• **Supplied records**

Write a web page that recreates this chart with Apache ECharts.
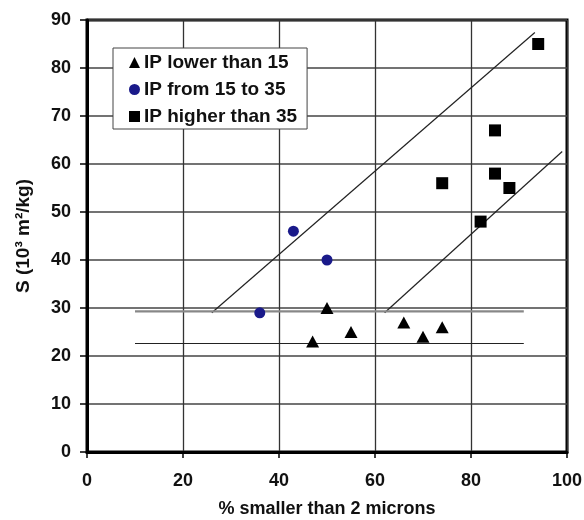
<!DOCTYPE html>
<html>
<head>
<meta charset="utf-8">
<script src="https://cdn.jsdelivr.net/npm/echarts@6/dist/echarts.min.js"></script>
<style>
  html, body { margin: 0; padding: 0; background: #fff; }
  #chart { width: 584px; height: 520px; }
</style>
</head>
<body>
<div id="chart"></div>
<script>
// ---- data ----
const ipLow = [[47, 23], [50, 30], [55, 25], [66, 27], [70, 24], [74, 26]];
const ipMid = [[36, 29], [43, 46], [50, 40]];
const ipHigh = [[94, 85], [85, 67], [74, 56], [85, 58], [88, 55], [82, 48]];

// guide lines drawn on the chart
const upperDiag = [[26, 29], [93.3, 87.4]];
const lowerDiag = [[62, 29], [99, 62.6]];
const upperFlat = [[10, 29.3], [91, 29.3]];
const lowerFlat = [[10, 22.6], [91, 22.6]];

const seriesNames = ['IP lower than 15', 'IP from 15 to 35', 'IP higher than 35'];

const font = '"Liberation Sans", Arial, sans-serif';
const chart = echarts.init(document.getElementById('chart'));

function guide(data, color, width) {
    return {
        type: 'line',
        data: data,
        symbol: 'none',
        silent: true,
        lineStyle: { color: color, width: width },
        z: 1
    };
}

chart.setOption({
    animation: false,
    textStyle: { fontFamily: font },
    grid: {
        left: 87, right: 17, top: 20, bottom: 68,
        show: true, borderColor: '#000', borderWidth: 3,
        outerBoundsMode: 'none'
    },
    legend: {
        orient: 'vertical',
        left: 113, top: 48,
        padding: [5, 10, 3, 16],
        itemGap: 8,
        itemWidth: 11, itemHeight: 11,
        backgroundColor: '#fff',
        borderColor: '#444',
        borderWidth: 1,
        borderRadius: 0,
        textStyle: { fontFamily: font, fontWeight: 'bold', fontSize: 19, color: '#111', padding: [0, 0, 0, -1] },
        data: [
            { name: seriesNames[0], icon: 'triangle' },
            { name: seriesNames[1], icon: 'circle' },
            { name: seriesNames[2], icon: 'rect' }
        ]
    },
    xAxis: {
        type: 'value',
        min: 0, max: 100, interval: 20,
        name: '% smaller than 2 microns',
        nameLocation: 'middle',
        nameGap: 48,
        nameTextStyle: { fontFamily: font, fontWeight: 'bold', fontSize: 18, color: '#111' },
        axisLine: { show: true, lineStyle: { color: '#000', width: 3 } },
        axisTick: { show: true, length: 6, lineStyle: { color: '#000', width: 1.5 } },
        axisLabel: { margin: 20, fontFamily: font, fontWeight: 'bold', fontSize: 18, color: '#111' },
        splitLine: { show: true, lineStyle: { color: '#333', width: 1.3 } }
    },
    yAxis: {
        type: 'value',
        min: 0, max: 90, interval: 10,
        name: 'S (10³ m²/kg)',
        nameLocation: 'middle',
        nameGap: 54,
        nameTextStyle: { fontFamily: font, fontWeight: 'bold', fontSize: 19, color: '#111' },
        axisLine: { show: true, lineStyle: { color: '#000', width: 3 } },
        axisTick: { show: true, length: 7, lineStyle: { color: '#000', width: 1.5 } },
        axisLabel: { margin: 16, fontFamily: font, fontWeight: 'bold', fontSize: 18, color: '#111' },
        splitLine: { show: true, lineStyle: { color: '#444', width: 1.6 } }
    },
    series: [
        guide(upperDiag, '#222', 1.2),
        guide(lowerDiag, '#222', 1.2),
        guide(upperFlat, '#888', 2.4),
        guide(lowerFlat, '#222', 1.1),
        {
            name: seriesNames[0], type: 'scatter', data: ipLow,
            symbol: 'triangle', symbolSize: [13, 12],
            itemStyle: { color: '#000', opacity: 1 }, z: 3
        },
        {
            name: seriesNames[1], type: 'scatter', data: ipMid,
            symbol: 'circle', symbolSize: 11,
            itemStyle: { color: '#1a1a8a', opacity: 1 }, z: 3
        },
        {
            name: seriesNames[2], type: 'scatter', data: ipHigh,
            symbol: 'rect', symbolSize: 12,
            itemStyle: { color: '#000', opacity: 1 }, z: 3
        }
    ]
});
</script>
</body>
</html>
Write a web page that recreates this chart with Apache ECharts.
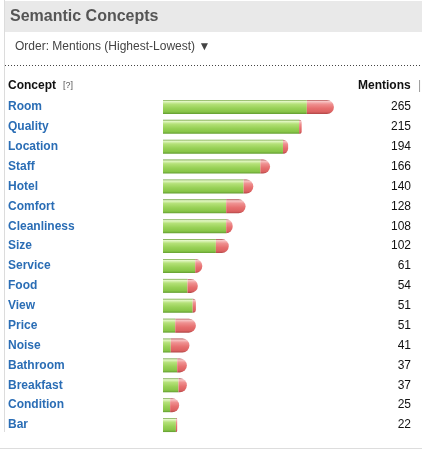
<!DOCTYPE html>
<html>
<head>
    <meta charset="utf-8"/>
    <title>Semantic Concepts</title>
    <style>
        html, body { margin: 0; padding: 0; background: #fff; }
    </style>
</head>
<body>
<div id="main" style="width: 422px;height:450px;"></div>
<script src="https://cdn.jsdelivr.net/npm/echarts@6/dist/echarts.min.js"></script>
<script>
    // concepts, ordered by mentions
    var concepts = ['Room', 'Quality', 'Location', 'Staff', 'Hotel', 'Comfort', 'Cleanliness', 'Size',
        'Service', 'Food', 'View', 'Price', 'Noise', 'Bathroom', 'Breakfast', 'Condition', 'Bar'];
    // green part (positive) and red part (negative) of each bar
    var positive = [223, 211, 186, 151, 125, 98, 98, 82, 50, 38, 46, 19, 12, 22, 24, 11, 20];
    var negative = [42, 4, 8, 15, 15, 30, 10, 20, 11, 16, 5, 32, 29, 15, 13, 14, 2];
    // totals printed on the right
    var mentions = ['265', '215', '194', '166', '140', '128', '108', '102', '61', '54', '51', '51', '41', '37', '37', '25', '22'];

    var font = '"Liberation Sans", Arial, Helvetica, sans-serif';

    var greenFill = new echarts.graphic.LinearGradient(0, 0, 0, 1, [
        {offset: 0, color: '#6f9f3e'},
        {offset: 0.1, color: '#e4f8c6'},
        {offset: 0.3, color: '#b4e178'},
        {offset: 0.6, color: '#98d157'},
        {offset: 0.85, color: '#88c548'},
        {offset: 1, color: '#629d30'}
    ]);
    var redFill = new echarts.graphic.LinearGradient(0, 0, 0, 1, [
        {offset: 0, color: '#a84848'},
        {offset: 0.1, color: '#f8c8c8'},
        {offset: 0.3, color: '#ef9090'},
        {offset: 0.6, color: '#e66f6f'},
        {offset: 0.85, color: '#dc6262'},
        {offset: 1, color: '#b04646'}
    ]);

    var myChart = echarts.init(document.getElementById('main'));

    var option = {
        animation: false,
        backgroundColor: '#fff',
        grid: {left: 163, top: 97, width: 193.5, height: 338},
        xAxis: {
            type: 'value', min: 0, max: 300, show: false
        },
        yAxis: [{
            type: 'category',
            data: concepts,
            inverse: true,
            axisLine: {show: false},
            axisTick: {show: false},
            axisLabel: {
                align: 'left', margin: 155,
                color: '#2a6db5', fontWeight: 'bold', fontSize: 12, fontFamily: font
            }
        }, {
            type: 'category',
            position: 'right',
            data: mentions,
            inverse: true,
            axisLine: {show: false},
            axisTick: {show: false},
            axisLabel: {
                align: 'right', margin: 54.5,
                color: '#111', fontSize: 12, fontFamily: font
            }
        }],
        series: [{
            name: 'positive',
            type: 'bar',
            stack: 'm',
            barWidth: 14,
            itemStyle: {color: greenFill},
            data: positive
        }, {
            name: 'negative',
            type: 'bar',
            stack: 'm',
            barWidth: 14,
            itemStyle: {color: redFill, borderRadius: [0, 7, 7, 0]},
            data: negative
        }],
        graphic: [
            // left border
            {type: 'line', shape: {x1: 4.5, y1: 0, x2: 4.5, y2: 432}, style: {stroke: '#dcdcdc', lineWidth: 1}},
            // title band
            {type: 'rect', shape: {x: 5, y: 1, width: 417, height: 31}, style: {fill: '#e9e9e9'}},
            {type: 'text', left: 10, top: 9, style: {
                text: 'Semantic Concepts', fill: '#555', font: 'bold 16px ' + font
            }},
            {type: 'text', left: 15, top: 41, style: {
                text: 'Order: Mentions (Highest-Lowest) \u25BC', fill: '#444', font: '12px ' + font
            }},
            // dotted separator
            {type: 'line', shape: {x1: 5, y1: 65.5, x2: 422, y2: 65.5},
                style: {stroke: '#444', lineWidth: 1, lineDash: [1, 2]}},
            // column headers
            {type: 'text', left: 8, top: 80, style: {
                text: 'Concept', fill: '#111', font: 'bold 12px ' + font
            }},
            {type: 'text', left: 63, top: 81, style: {
                text: '[?]', fill: '#555', font: '9px ' + font
            }},
            {type: 'text', left: 358, top: 80, style: {
                text: 'Mentions', fill: '#111', font: 'bold 12px ' + font
            }},
            {type: 'text', left: 418, top: 80, style: {
                text: '|', fill: '#999', font: '12px ' + font
            }},
            // bottom rule
            {type: 'line', shape: {x1: 0, y1: 448.5, x2: 422, y2: 448.5}, style: {stroke: '#dddddd', lineWidth: 1}}
        ]
    };

    myChart.setOption(option);
</script>
</body>
</html>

• **The problem**
Transcribe exactly, please, the lines between the start of the records above and the line holding "const lowerFlat = [[10, 22.6], [91, 22.6]];", counting both of those lines and omitting pictures.

• **Solution for this exercise**
Write a web page that recreates this chart with Apache ECharts.
<!DOCTYPE html>
<html>
<head>
<meta charset="utf-8">
<script src="https://cdn.jsdelivr.net/npm/echarts@6/dist/echarts.min.js"></script>
<style>
  html, body { margin: 0; padding: 0; background: #fff; }
  #chart { width: 584px; height: 520px; }
</style>
</head>
<body>
<div id="chart"></div>
<script>
// ---- data ----
const ipLow = [[47, 23], [50, 30], [55, 25], [66, 27], [70, 24], [74, 26]];
const ipMid = [[36, 29], [43, 46], [50, 40]];
const ipHigh = [[94, 85], [85, 67], [74, 56], [85, 58], [88, 55], [82, 48]];

// guide lines drawn on the chart
const upperDiag = [[26, 29], [93.3, 87.4]];
const lowerDiag = [[62, 29], [99, 62.6]];
const upperFlat = [[10, 29.3], [91, 29.3]];
const lowerFlat = [[10, 22.6], [91, 22.6]];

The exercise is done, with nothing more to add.